"""

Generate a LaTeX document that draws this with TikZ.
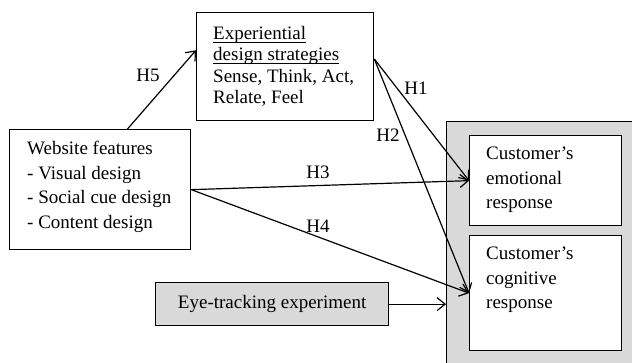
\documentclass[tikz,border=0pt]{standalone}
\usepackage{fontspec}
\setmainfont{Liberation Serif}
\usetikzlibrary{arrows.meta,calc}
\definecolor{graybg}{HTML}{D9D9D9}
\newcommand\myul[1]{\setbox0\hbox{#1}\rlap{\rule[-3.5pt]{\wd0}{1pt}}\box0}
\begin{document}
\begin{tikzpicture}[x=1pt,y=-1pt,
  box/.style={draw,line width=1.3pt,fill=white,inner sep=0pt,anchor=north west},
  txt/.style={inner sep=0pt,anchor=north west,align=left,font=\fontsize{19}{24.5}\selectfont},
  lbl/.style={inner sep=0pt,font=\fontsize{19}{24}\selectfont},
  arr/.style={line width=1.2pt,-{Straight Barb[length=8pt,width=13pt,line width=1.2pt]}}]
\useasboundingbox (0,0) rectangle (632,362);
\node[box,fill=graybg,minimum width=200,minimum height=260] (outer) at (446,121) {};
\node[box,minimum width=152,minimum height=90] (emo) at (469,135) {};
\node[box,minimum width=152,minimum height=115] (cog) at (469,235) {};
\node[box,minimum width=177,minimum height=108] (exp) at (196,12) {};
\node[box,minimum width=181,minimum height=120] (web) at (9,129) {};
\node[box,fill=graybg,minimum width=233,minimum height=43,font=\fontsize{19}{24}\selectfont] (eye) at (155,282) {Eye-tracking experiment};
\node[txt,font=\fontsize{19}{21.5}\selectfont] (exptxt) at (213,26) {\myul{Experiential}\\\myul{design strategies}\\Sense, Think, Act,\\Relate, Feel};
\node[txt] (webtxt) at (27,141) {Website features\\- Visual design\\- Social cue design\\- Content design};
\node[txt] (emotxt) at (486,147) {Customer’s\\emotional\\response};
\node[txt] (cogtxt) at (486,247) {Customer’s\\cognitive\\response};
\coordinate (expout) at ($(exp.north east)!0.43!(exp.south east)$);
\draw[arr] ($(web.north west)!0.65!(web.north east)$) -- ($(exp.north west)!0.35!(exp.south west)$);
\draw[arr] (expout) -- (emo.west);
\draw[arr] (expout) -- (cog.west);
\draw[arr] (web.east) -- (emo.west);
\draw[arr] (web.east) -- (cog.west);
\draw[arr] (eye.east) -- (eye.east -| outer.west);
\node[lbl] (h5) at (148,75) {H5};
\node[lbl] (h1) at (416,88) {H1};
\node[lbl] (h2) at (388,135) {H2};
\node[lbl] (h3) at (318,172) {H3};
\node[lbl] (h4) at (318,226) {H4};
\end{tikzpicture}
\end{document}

"""

#### SET EXERCISE
Give back every line exactly as it stands, pictures excluded.

#### TASK ANSWER
Generate a LaTeX document that draws this with TikZ.
\documentclass[tikz,border=0pt]{standalone}
\usepackage{fontspec}
\setmainfont{Liberation Serif}
\usetikzlibrary{arrows.meta,calc}
\definecolor{graybg}{HTML}{D9D9D9}
\newcommand\myul[1]{\setbox0\hbox{#1}\rlap{\rule[-3.5pt]{\wd0}{1pt}}\box0}
\begin{document}
\begin{tikzpicture}[x=1pt,y=-1pt,
  box/.style={draw,line width=1.3pt,fill=white,inner sep=0pt,anchor=north west},
  txt/.style={inner sep=0pt,anchor=north west,align=left,font=\fontsize{19}{24.5}\selectfont},
  lbl/.style={inner sep=0pt,font=\fontsize{19}{24}\selectfont},
  arr/.style={line width=1.2pt,-{Straight Barb[length=8pt,width=13pt,line width=1.2pt]}}]
\useasboundingbox (0,0) rectangle (632,362);
\node[box,fill=graybg,minimum width=200,minimum height=260] (outer) at (446,121) {};
\node[box,minimum width=152,minimum height=90] (emo) at (469,135) {};
\node[box,minimum width=152,minimum height=115] (cog) at (469,235) {};
\node[box,minimum width=177,minimum height=108] (exp) at (196,12) {};
\node[box,minimum width=181,minimum height=120] (web) at (9,129) {};
\node[box,fill=graybg,minimum width=233,minimum height=43,font=\fontsize{19}{24}\selectfont] (eye) at (155,282) {Eye-tracking experiment};
\node[txt,font=\fontsize{19}{21.5}\selectfont] (exptxt) at (213,26) {\myul{Experiential}\\\myul{design strategies}\\Sense, Think, Act,\\Relate, Feel};
\node[txt] (webtxt) at (27,141) {Website features\\- Visual design\\- Social cue design\\- Content design};
\node[txt] (emotxt) at (486,147) {Customer’s\\emotional\\response};
\node[txt] (cogtxt) at (486,247) {Customer’s\\cognitive\\response};
\coordinate (expout) at ($(exp.north east)!0.43!(exp.south east)$);
\draw[arr] ($(web.north west)!0.65!(web.north east)$) -- ($(exp.north west)!0.35!(exp.south west)$);
\draw[arr] (expout) -- (emo.west);
\draw[arr] (expout) -- (cog.west);
\draw[arr] (web.east) -- (emo.west);
\draw[arr] (web.east) -- (cog.west);
\draw[arr] (eye.east) -- (eye.east -| outer.west);
\node[lbl] (h5) at (148,75) {H5};
\node[lbl] (h1) at (416,88) {H1};
\node[lbl] (h2) at (388,135) {H2};
\node[lbl] (h3) at (318,172) {H3};
\node[lbl] (h4) at (318,226) {H4};
\end{tikzpicture}
\end{document}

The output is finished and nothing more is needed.